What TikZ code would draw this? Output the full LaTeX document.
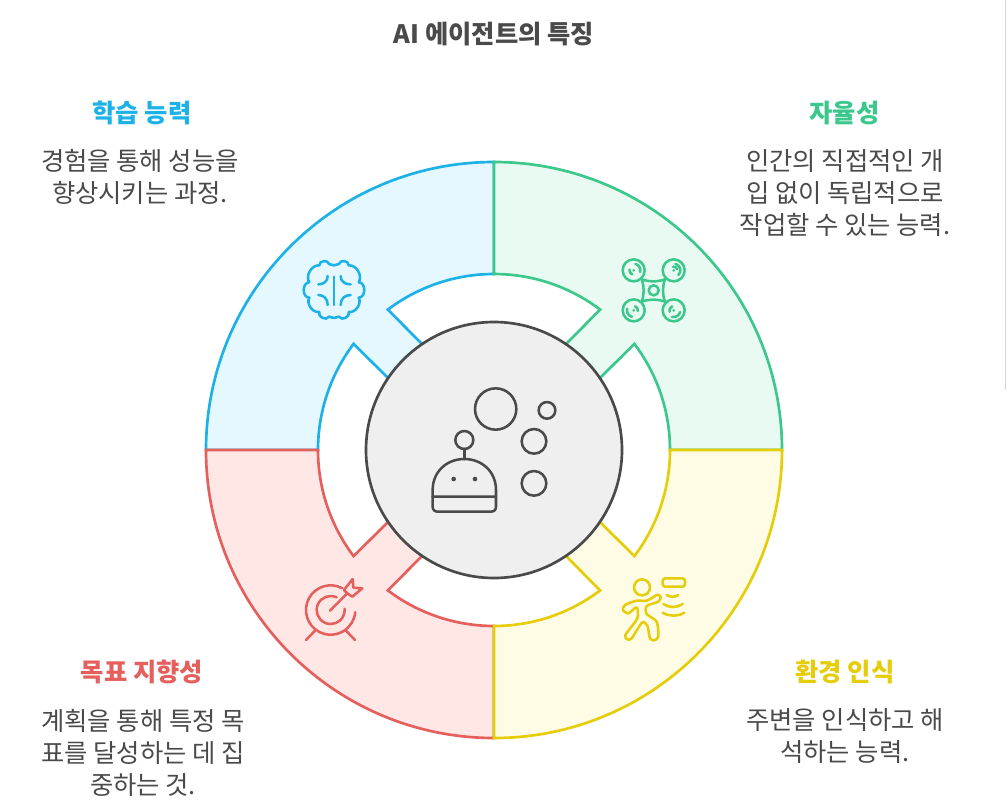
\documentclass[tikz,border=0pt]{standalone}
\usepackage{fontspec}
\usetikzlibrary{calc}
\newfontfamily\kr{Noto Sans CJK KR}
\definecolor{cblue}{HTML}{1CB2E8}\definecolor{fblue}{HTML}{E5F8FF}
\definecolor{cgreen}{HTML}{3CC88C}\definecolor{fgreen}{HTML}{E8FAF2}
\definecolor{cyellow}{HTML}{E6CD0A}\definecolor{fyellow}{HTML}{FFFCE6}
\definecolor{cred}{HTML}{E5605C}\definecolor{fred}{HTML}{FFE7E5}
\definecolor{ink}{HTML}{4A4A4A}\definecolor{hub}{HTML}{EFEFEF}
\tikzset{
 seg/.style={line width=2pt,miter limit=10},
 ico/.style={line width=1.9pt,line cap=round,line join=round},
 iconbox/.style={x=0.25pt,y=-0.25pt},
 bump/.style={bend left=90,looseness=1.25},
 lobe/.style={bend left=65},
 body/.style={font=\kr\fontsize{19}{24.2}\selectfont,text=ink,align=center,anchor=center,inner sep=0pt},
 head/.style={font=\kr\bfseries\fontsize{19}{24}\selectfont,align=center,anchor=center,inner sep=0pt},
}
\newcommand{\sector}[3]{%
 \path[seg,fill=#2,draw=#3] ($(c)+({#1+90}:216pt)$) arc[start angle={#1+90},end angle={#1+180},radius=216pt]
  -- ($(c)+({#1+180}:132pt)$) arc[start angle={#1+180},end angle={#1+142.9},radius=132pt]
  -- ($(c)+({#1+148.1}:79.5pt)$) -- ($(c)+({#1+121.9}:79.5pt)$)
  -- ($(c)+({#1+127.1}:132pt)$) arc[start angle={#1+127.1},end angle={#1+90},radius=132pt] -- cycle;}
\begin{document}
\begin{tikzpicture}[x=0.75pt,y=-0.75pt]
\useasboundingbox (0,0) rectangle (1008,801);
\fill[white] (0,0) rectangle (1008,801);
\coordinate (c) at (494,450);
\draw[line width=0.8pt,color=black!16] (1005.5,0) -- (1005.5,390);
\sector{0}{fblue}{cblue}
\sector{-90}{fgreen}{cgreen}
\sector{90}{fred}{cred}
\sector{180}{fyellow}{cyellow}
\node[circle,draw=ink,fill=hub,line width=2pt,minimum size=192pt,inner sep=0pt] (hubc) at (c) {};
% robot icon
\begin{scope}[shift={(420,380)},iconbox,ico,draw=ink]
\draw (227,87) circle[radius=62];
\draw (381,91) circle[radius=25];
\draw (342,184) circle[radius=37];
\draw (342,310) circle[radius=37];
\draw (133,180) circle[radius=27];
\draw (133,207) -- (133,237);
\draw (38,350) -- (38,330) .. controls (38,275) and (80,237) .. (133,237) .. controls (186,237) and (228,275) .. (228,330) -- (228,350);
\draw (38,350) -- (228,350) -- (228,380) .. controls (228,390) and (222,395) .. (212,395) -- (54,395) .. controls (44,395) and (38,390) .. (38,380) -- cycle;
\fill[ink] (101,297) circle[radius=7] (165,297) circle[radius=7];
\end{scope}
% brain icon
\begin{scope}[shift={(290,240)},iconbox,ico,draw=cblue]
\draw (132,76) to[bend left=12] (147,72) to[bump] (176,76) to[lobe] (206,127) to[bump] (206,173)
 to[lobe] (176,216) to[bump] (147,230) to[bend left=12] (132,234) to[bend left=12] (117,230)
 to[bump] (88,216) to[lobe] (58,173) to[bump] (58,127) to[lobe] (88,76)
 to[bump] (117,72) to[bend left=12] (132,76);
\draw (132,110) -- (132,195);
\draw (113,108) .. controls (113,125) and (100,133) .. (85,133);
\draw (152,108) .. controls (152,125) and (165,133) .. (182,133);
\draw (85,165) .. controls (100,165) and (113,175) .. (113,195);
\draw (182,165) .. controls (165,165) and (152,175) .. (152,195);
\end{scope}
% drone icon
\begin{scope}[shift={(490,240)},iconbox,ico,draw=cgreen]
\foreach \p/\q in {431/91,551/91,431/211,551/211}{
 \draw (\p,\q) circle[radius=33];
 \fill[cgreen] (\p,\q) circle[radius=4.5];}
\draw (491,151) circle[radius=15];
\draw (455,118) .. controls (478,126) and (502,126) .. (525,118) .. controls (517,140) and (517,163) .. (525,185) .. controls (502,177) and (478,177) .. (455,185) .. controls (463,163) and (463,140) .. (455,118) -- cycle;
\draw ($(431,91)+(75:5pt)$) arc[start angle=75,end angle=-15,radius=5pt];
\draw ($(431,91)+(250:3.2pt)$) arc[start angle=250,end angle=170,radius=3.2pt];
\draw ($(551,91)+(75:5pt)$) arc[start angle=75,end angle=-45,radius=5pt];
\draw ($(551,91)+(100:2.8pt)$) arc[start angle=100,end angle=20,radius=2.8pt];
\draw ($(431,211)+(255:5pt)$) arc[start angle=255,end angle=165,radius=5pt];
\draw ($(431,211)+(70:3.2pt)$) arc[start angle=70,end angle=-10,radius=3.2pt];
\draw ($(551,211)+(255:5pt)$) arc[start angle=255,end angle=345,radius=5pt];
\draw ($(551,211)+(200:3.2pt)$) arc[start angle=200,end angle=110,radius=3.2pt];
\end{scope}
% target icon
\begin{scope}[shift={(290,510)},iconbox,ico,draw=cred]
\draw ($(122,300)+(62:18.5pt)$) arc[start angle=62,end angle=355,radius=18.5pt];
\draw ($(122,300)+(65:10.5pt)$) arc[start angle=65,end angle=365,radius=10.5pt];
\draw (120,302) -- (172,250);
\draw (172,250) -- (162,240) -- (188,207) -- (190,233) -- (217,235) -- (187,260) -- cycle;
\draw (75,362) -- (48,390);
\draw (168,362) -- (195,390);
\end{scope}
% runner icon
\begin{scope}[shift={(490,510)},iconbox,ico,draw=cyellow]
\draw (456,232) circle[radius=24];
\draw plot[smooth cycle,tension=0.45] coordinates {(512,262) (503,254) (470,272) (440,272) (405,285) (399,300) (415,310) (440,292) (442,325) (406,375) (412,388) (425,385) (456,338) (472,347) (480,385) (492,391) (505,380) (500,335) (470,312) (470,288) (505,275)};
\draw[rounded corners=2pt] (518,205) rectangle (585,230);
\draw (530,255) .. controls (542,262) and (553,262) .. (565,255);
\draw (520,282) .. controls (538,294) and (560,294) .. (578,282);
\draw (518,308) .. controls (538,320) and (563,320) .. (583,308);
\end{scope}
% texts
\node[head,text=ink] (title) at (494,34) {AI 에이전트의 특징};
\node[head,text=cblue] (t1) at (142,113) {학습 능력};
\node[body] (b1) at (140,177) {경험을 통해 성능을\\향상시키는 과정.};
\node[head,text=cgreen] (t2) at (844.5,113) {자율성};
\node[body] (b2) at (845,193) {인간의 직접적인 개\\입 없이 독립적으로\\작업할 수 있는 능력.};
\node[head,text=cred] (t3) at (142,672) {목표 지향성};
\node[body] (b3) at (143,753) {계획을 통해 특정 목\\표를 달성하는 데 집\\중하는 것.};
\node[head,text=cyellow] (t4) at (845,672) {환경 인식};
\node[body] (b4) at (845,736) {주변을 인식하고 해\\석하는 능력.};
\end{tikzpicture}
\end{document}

● **WHAT YOU NEED TO DO**
From the data above, write out everything exactly except the pictures.

● **EXERCISE SOLUTION**
What TikZ code would draw this? Output the full LaTeX document.
\documentclass[tikz,border=0pt]{standalone}
\usepackage{fontspec}
\usetikzlibrary{calc}
\newfontfamily\kr{Noto Sans CJK KR}
\definecolor{cblue}{HTML}{1CB2E8}\definecolor{fblue}{HTML}{E5F8FF}
\definecolor{cgreen}{HTML}{3CC88C}\definecolor{fgreen}{HTML}{E8FAF2}
\definecolor{cyellow}{HTML}{E6CD0A}\definecolor{fyellow}{HTML}{FFFCE6}
\definecolor{cred}{HTML}{E5605C}\definecolor{fred}{HTML}{FFE7E5}
\definecolor{ink}{HTML}{4A4A4A}\definecolor{hub}{HTML}{EFEFEF}
\tikzset{
 seg/.style={line width=2pt,miter limit=10},
 ico/.style={line width=1.9pt,line cap=round,line join=round},
 iconbox/.style={x=0.25pt,y=-0.25pt},
 bump/.style={bend left=90,looseness=1.25},
 lobe/.style={bend left=65},
 body/.style={font=\kr\fontsize{19}{24.2}\selectfont,text=ink,align=center,anchor=center,inner sep=0pt},
 head/.style={font=\kr\bfseries\fontsize{19}{24}\selectfont,align=center,anchor=center,inner sep=0pt},
}
\newcommand{\sector}[3]{%
 \path[seg,fill=#2,draw=#3] ($(c)+({#1+90}:216pt)$) arc[start angle={#1+90},end angle={#1+180},radius=216pt]
  -- ($(c)+({#1+180}:132pt)$) arc[start angle={#1+180},end angle={#1+142.9},radius=132pt]
  -- ($(c)+({#1+148.1}:79.5pt)$) -- ($(c)+({#1+121.9}:79.5pt)$)
  -- ($(c)+({#1+127.1}:132pt)$) arc[start angle={#1+127.1},end angle={#1+90},radius=132pt] -- cycle;}
\begin{document}
\begin{tikzpicture}[x=0.75pt,y=-0.75pt]
\useasboundingbox (0,0) rectangle (1008,801);
\fill[white] (0,0) rectangle (1008,801);
\coordinate (c) at (494,450);
\draw[line width=0.8pt,color=black!16] (1005.5,0) -- (1005.5,390);
\sector{0}{fblue}{cblue}
\sector{-90}{fgreen}{cgreen}
\sector{90}{fred}{cred}
\sector{180}{fyellow}{cyellow}
\node[circle,draw=ink,fill=hub,line width=2pt,minimum size=192pt,inner sep=0pt] (hubc) at (c) {};
% robot icon
\begin{scope}[shift={(420,380)},iconbox,ico,draw=ink]
\draw (227,87) circle[radius=62];
\draw (381,91) circle[radius=25];
\draw (342,184) circle[radius=37];
\draw (342,310) circle[radius=37];
\draw (133,180) circle[radius=27];
\draw (133,207) -- (133,237);
\draw (38,350) -- (38,330) .. controls (38,275) and (80,237) .. (133,237) .. controls (186,237) and (228,275) .. (228,330) -- (228,350);
\draw (38,350) -- (228,350) -- (228,380) .. controls (228,390) and (222,395) .. (212,395) -- (54,395) .. controls (44,395) and (38,390) .. (38,380) -- cycle;
\fill[ink] (101,297) circle[radius=7] (165,297) circle[radius=7];
\end{scope}
% brain icon
\begin{scope}[shift={(290,240)},iconbox,ico,draw=cblue]
\draw (132,76) to[bend left=12] (147,72) to[bump] (176,76) to[lobe] (206,127) to[bump] (206,173)
 to[lobe] (176,216) to[bump] (147,230) to[bend left=12] (132,234) to[bend left=12] (117,230)
 to[bump] (88,216) to[lobe] (58,173) to[bump] (58,127) to[lobe] (88,76)
 to[bump] (117,72) to[bend left=12] (132,76);
\draw (132,110) -- (132,195);
\draw (113,108) .. controls (113,125) and (100,133) .. (85,133);
\draw (152,108) .. controls (152,125) and (165,133) .. (182,133);
\draw (85,165) .. controls (100,165) and (113,175) .. (113,195);
\draw (182,165) .. controls (165,165) and (152,175) .. (152,195);
\end{scope}
% drone icon
\begin{scope}[shift={(490,240)},iconbox,ico,draw=cgreen]
\foreach \p/\q in {431/91,551/91,431/211,551/211}{
 \draw (\p,\q) circle[radius=33];
 \fill[cgreen] (\p,\q) circle[radius=4.5];}
\draw (491,151) circle[radius=15];
\draw (455,118) .. controls (478,126) and (502,126) .. (525,118) .. controls (517,140) and (517,163) .. (525,185) .. controls (502,177) and (478,177) .. (455,185) .. controls (463,163) and (463,140) .. (455,118) -- cycle;
\draw ($(431,91)+(75:5pt)$) arc[start angle=75,end angle=-15,radius=5pt];
\draw ($(431,91)+(250:3.2pt)$) arc[start angle=250,end angle=170,radius=3.2pt];
\draw ($(551,91)+(75:5pt)$) arc[start angle=75,end angle=-45,radius=5pt];
\draw ($(551,91)+(100:2.8pt)$) arc[start angle=100,end angle=20,radius=2.8pt];
\draw ($(431,211)+(255:5pt)$) arc[start angle=255,end angle=165,radius=5pt];
\draw ($(431,211)+(70:3.2pt)$) arc[start angle=70,end angle=-10,radius=3.2pt];
\draw ($(551,211)+(255:5pt)$) arc[start angle=255,end angle=345,radius=5pt];
\draw ($(551,211)+(200:3.2pt)$) arc[start angle=200,end angle=110,radius=3.2pt];
\end{scope}
% target icon
\begin{scope}[shift={(290,510)},iconbox,ico,draw=cred]
\draw ($(122,300)+(62:18.5pt)$) arc[start angle=62,end angle=355,radius=18.5pt];
\draw ($(122,300)+(65:10.5pt)$) arc[start angle=65,end angle=365,radius=10.5pt];
\draw (120,302) -- (172,250);
\draw (172,250) -- (162,240) -- (188,207) -- (190,233) -- (217,235) -- (187,260) -- cycle;
\draw (75,362) -- (48,390);
\draw (168,362) -- (195,390);
\end{scope}
% runner icon
\begin{scope}[shift={(490,510)},iconbox,ico,draw=cyellow]
\draw (456,232) circle[radius=24];
\draw plot[smooth cycle,tension=0.45] coordinates {(512,262) (503,254) (470,272) (440,272) (405,285) (399,300) (415,310) (440,292) (442,325) (406,375) (412,388) (425,385) (456,338) (472,347) (480,385) (492,391) (505,380) (500,335) (470,312) (470,288) (505,275)};
\draw[rounded corners=2pt] (518,205) rectangle (585,230);
\draw (530,255) .. controls (542,262) and (553,262) .. (565,255);
\draw (520,282) .. controls (538,294) and (560,294) .. (578,282);
\draw (518,308) .. controls (538,320) and (563,320) .. (583,308);
\end{scope}
% texts
\node[head,text=ink] (title) at (494,34) {AI 에이전트의 특징};
\node[head,text=cblue] (t1) at (142,113) {학습 능력};
\node[body] (b1) at (140,177) {경험을 통해 성능을\\향상시키는 과정.};
\node[head,text=cgreen] (t2) at (844.5,113) {자율성};
\node[body] (b2) at (845,193) {인간의 직접적인 개\\입 없이 독립적으로\\작업할 수 있는 능력.};
\node[head,text=cred] (t3) at (142,672) {목표 지향성};
\node[body] (b3) at (143,753) {계획을 통해 특정 목\\표를 달성하는 데 집\\중하는 것.};
\node[head,text=cyellow] (t4) at (845,672) {환경 인식};
\node[body] (b4) at (845,736) {주변을 인식하고 해\\석하는 능력.};
\end{tikzpicture}
\end{document}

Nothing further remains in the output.